Figure 4 - La greffe est NAP : on peut remplacer mentalement la
racine par un arbre c quelconque.
Muni de la loi de greffe, l'ensemble des arbres enracinés
occupe une place particulière, « en amont » de tous les autres
ensembles munis d'une loi NAP. Les arbres sont particulièrement bien
adaptés à toutes les situations où l'on doit considérer plusieurs
échelles de temps ou d'espace simultanément, par exemple en
physique des particules élémentaires ou dans l'étude des équations
différentielles2.
On utilise le plus souvent les notions d'algèbre pré-Lie
et d'opérade, qui sortent du cadre de cet article, mais
dont la notion d'ensemble NAP nous a donné un premier aperçu.
J.C. Butcher, Coefficients for the study of Runge-Kutta integration processes, J. Austral. Math. Soc. 3, 185-201 (1963).
A. Cayley, On the theory of the analytical forms called trees, Phil. Mag. 13, 172--176 (1857).

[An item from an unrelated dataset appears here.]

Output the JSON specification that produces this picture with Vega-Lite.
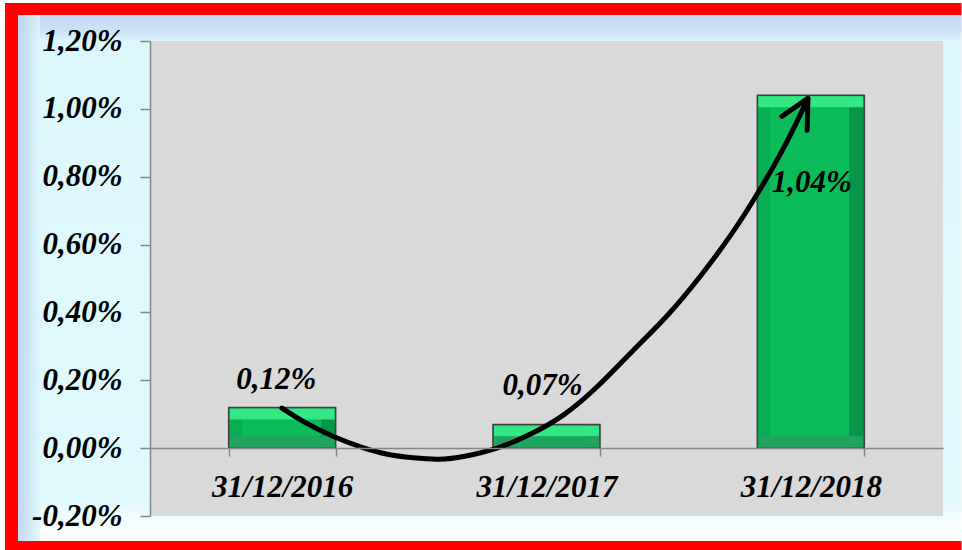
{
  "$schema": "https://vega.github.io/schema/vega-lite/v6.json",
  "width": 793,
  "height": 475,
  "autosize": {"type": "none"},
  "padding": {"left": 150, "top": 41, "right": 19, "bottom": 34},
  "background": "#ffffff",
  "config": {
    "view": {"stroke": null, "fill": null},
    "axis": {
      "labelFont": "Liberation Serif",
      "labelFontSize": 31,
      "labelFontWeight": "bold",
      "labelFontStyle": "italic",
      "labelColor": "#000000",
      "domainColor": "#868686",
      "tickColor": "#868686",
      "domainWidth": 1.5,
      "tickWidth": 1.5,
      "grid": false
    },
    "text": {"font": "Liberation Serif", "fontSize": 31, "fontWeight": "bold", "fontStyle": "italic", "color": "#000000"}
  },
  "datasets": {
    "bars": [
      {"date": "31/12/2016", "v": 0.12, "label": "0,12%"},
      {"date": "31/12/2017", "v": 0.07, "label": "0,07%"},
      {"date": "31/12/2018", "v": 1.04, "label": "1,04%"}
    ],
    "inner": [{"u": -0.4994, "u2": 3.07, "v": -0.2736, "v2": 1.2766}],
    "leftstrip": [{"u": -0.4994, "u2": -0.416, "v": -0.2736, "v2": 1.2766}],
    "leftborder": [{"u": -0.5486, "u2": -0.4994, "v": -0.300, "v2": 1.312}],
    "hborder": [
      {"side": "top", "u": -0.5486, "u2": 3.07, "v": 1.2766, "v2": 1.312},
      {"side": "bottom", "u": -0.5486, "u2": 3.07, "v": -0.300, "v2": -0.2736}
    ],
    "plot": [{"u": 0, "u2": 3, "v": -0.2, "v2": 1.2}],
    "curve": [
      {"u": 0.499, "v": 0.118},
      {"u": 0.579, "v": 0.077},
      {"u": 0.692, "v": 0.033},
      {"u": 0.806, "v": 0.000},
      {"u": 0.897, "v": -0.020},
      {"u": 0.995, "v": -0.029},
      {"u": 1.097, "v": -0.035},
      {"u": 1.184, "v": -0.026},
      {"u": 1.313, "v": -0.003},
      {"u": 1.438, "v": 0.039},
      {"u": 1.563, "v": 0.092},
      {"u": 1.691, "v": 0.177},
      {"u": 1.827, "v": 0.289},
      {"u": 1.956, "v": 0.386},
      {"u": 2.081, "v": 0.504},
      {"u": 2.206, "v": 0.634},
      {"u": 2.308, "v": 0.761},
      {"u": 2.410, "v": 0.899},
      {"u": 2.489, "v": 1.031}
    ],
    "head": [
      {"u": 2.391, "v": 0.978, "o": 1},
      {"u": 2.489, "v": 1.031, "o": 2},
      {"u": 2.486, "v": 0.937, "o": 3}
    ]
  },
  "encoding": {
    "y": {
      "field": "v",
      "type": "quantitative",
      "title": null,
      "scale": {"domain": [-0.2, 1.2], "nice": false, "zero": false},
      "axis": {
        "values": [-0.2, 0, 0.2, 0.4, 0.6, 0.8, 1.0, 1.2],
        "labelExpr": "replace(replace(format(datum.value, '.2f'), '.', ','), '\u2212', '-') + '%'",
        "tickSize": 10,
        "labelPadding": 18,
        "zindex": 2,
        "title": null
      }
    }
  },
  "layer": [
    {
      "data": {"name": "inner"},
      "mark": {
        "type": "rect",
        "clip": false,
        "fill": {
          "gradient": "linear", "x1": 0, "y1": 0, "x2": 0, "y2": 1,
          "stops": [
            {"offset": 0, "color": "#c4d9f4"},
            {"offset": 0.03, "color": "#cbe2f7"},
            {"offset": 0.05, "color": "#dcf7fc"},
            {"offset": 0.92, "color": "#e0f9fd"},
            {"offset": 0.97, "color": "#f6fdfe"},
            {"offset": 1, "color": "#ffffff"}
          ]
        }
      },
      "encoding": {
        "x": {"field": "u", "type": "quantitative", "scale": {"domain": [0, 3], "nice": false, "zero": false}, "axis": null},
        "x2": {"field": "u2"},
        "y2": {"field": "v2"}
      }
    },
    {
      "data": {"name": "leftstrip"},
      "mark": {
        "type": "rect",
        "clip": false,
        "fill": {
          "gradient": "linear", "x1": 0, "y1": 0, "x2": 1, "y2": 0,
          "stops": [
            {"offset": 0, "color": "#b9d1f0"},
            {"offset": 1, "color": "#dcf7fc"}
          ]
        },
        "opacity": 0.85
      },
      "encoding": {
        "x": {"field": "u", "type": "quantitative", "scale": {"domain": [0, 3], "nice": false, "zero": false}, "axis": null},
        "x2": {"field": "u2"},
        "y2": {"field": "v2"}
      }
    },
    {
      "data": {"name": "leftborder"},
      "mark": {"type": "rect", "clip": false, "fill": "#ff0000"},
      "encoding": {
        "x": {"field": "u", "type": "quantitative", "scale": {"domain": [0, 3], "nice": false, "zero": false}, "axis": null},
        "x2": {"field": "u2"},
        "y2": {"field": "v2"}
      }
    },
    {
      "data": {"name": "hborder"},
      "mark": {"type": "rect", "clip": false, "fill": "#ff0000"},
      "encoding": {
        "x": {"field": "u", "type": "quantitative", "scale": {"domain": [0, 3], "nice": false, "zero": false}, "axis": null},
        "x2": {"field": "u2"},
        "y2": {"field": "v2"}
      }
    },
    {
      "data": {"name": "plot"},
      "mark": {"type": "rect", "fill": "#d9d9d9"},
      "encoding": {
        "x": {"field": "u", "type": "quantitative", "scale": {"domain": [0, 3], "nice": false, "zero": false}, "axis": null},
        "x2": {"field": "u2"},
        "y2": {"field": "v2"}
      }
    },
    {
      "data": {"name": "bars"},
      "mark": {
        "type": "bar",
        "fill": {
          "gradient": "linear", "x1": 0, "y1": 0, "x2": 1, "y2": 0,
          "stops": [
            {"offset": 0, "color": "#07ad51"},
            {"offset": 0.12, "color": "#07ad51"},
            {"offset": 0.121, "color": "#0abb58"},
            {"offset": 0.86, "color": "#0abb58"},
            {"offset": 0.861, "color": "#05964a"},
            {"offset": 1, "color": "#05964a"}
          ]
        }
      },
      "encoding": {
        "x": {
          "field": "date", "type": "nominal", "title": null,
          "scale": {"paddingInner": 0.595, "paddingOuter": 0.2975},
          "axis": {"orient": "bottom", "offset": -68, "tickBand": "extent", "tickSize": 8, "labelPadding": 16, "labelAngle": 0, "zindex": 2, "title": null}
        }
      }
    },
    {
      "data": {"name": "bars"},
      "mark": {"type": "tick", "color": "#33e884", "size": 105, "thickness": 11, "yOffset": 6.5, "opacity": 1},
      "encoding": {
        "x": {"field": "date", "type": "nominal", "scale": {"domain": ["31/12/2016", "31/12/2017", "31/12/2018"], "paddingInner": 0.595, "paddingOuter": 0.2975}, "axis": null}
      }
    },
    {
      "data": {"name": "bars"},
      "mark": {"type": "tick", "color": "#1fa35f", "size": 105, "thickness": 11, "yOffset": -6.5, "opacity": 1},
      "encoding": {
        "x": {"field": "date", "type": "nominal", "scale": {"domain": ["31/12/2016", "31/12/2017", "31/12/2018"], "paddingInner": 0.595, "paddingOuter": 0.2975}, "axis": null},
        "y": {"datum": 0, "type": "quantitative"}
      }
    },
    {
      "data": {"name": "bars"},
      "mark": {"type": "bar", "fill": null, "stroke": "#404040", "strokeWidth": 1.5},
      "encoding": {
        "x": {"field": "date", "type": "nominal", "scale": {"domain": ["31/12/2016", "31/12/2017", "31/12/2018"], "paddingInner": 0.595, "paddingOuter": 0.2975}, "axis": null}
      }
    },
    {
      "data": {"name": "bars"},
      "transform": [{"filter": "datum.date == '31/12/2016'"}],
      "mark": {"type": "text", "baseline": "middle", "dy": -27, "dx": -6},
      "encoding": {
        "x": {"field": "date", "type": "nominal", "scale": {"domain": ["31/12/2016", "31/12/2017", "31/12/2018"], "paddingInner": 0.595, "paddingOuter": 0.2975}, "axis": null},
        "text": {"field": "label"}
      }
    },
    {
      "data": {"name": "bars"},
      "transform": [{"filter": "datum.date == '31/12/2017'"}],
      "mark": {"type": "text", "baseline": "middle", "dy": -38, "dx": -4},
      "encoding": {
        "x": {"field": "date", "type": "nominal", "scale": {"domain": ["31/12/2016", "31/12/2017", "31/12/2018"], "paddingInner": 0.595, "paddingOuter": 0.2975}, "axis": null},
        "text": {"field": "label"}
      }
    },
    {
      "data": {"name": "bars"},
      "transform": [{"filter": "datum.date == '31/12/2018'"}],
      "mark": {"type": "text", "baseline": "middle", "dy": 88, "dx": 1},
      "encoding": {
        "x": {"field": "date", "type": "nominal", "scale": {"domain": ["31/12/2016", "31/12/2017", "31/12/2018"], "paddingInner": 0.595, "paddingOuter": 0.2975}, "axis": null},
        "text": {"field": "label"}
      }
    },
    {
      "data": {"name": "curve"},
      "mark": {"type": "line", "color": "#000000", "strokeWidth": 5, "interpolate": "basis", "strokeCap": "round", "clip": false},
      "encoding": {
        "x": {"field": "u", "type": "quantitative", "scale": {"domain": [0, 3], "nice": false, "zero": false}, "axis": null}
      }
    },
    {
      "data": {"name": "head"},
      "mark": {"type": "line", "color": "#000000", "strokeWidth": 5, "strokeCap": "round", "strokeJoin": "round", "clip": false},
      "encoding": {
        "x": {"field": "u", "type": "quantitative", "scale": {"domain": [0, 3], "nice": false, "zero": false}, "axis": null},
        "order": {"field": "o", "type": "quantitative"}
      }
    }
  ],
  "resolve": {"scale": {"x": "independent"}, "axis": {"x": "independent"}}
}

M. Livernet, A rigidity theorem for pre-Lie algebras, J. Pure Appl. Alg. 207 (1), 1--18 (2006).
D. Manchon et A. Saidi, Lois pré-Lie en interaction, Comm. Alg. volume 39 No 10, 3662-3680 (2011).
1 Formellement, un arbre enraciné est une classe d'équivalence par isomorphismes de graphes finis sans boucles, orientés, possédant un unique sommet minimal.
2 Plus particulièrement les équations différentielles non-linéaires. Les équations différentielles linéaires, de structure plus simple, ne font intervenir que les arbres à une seule feuille, comme l'arbre le plus à gauche dans la figure 1.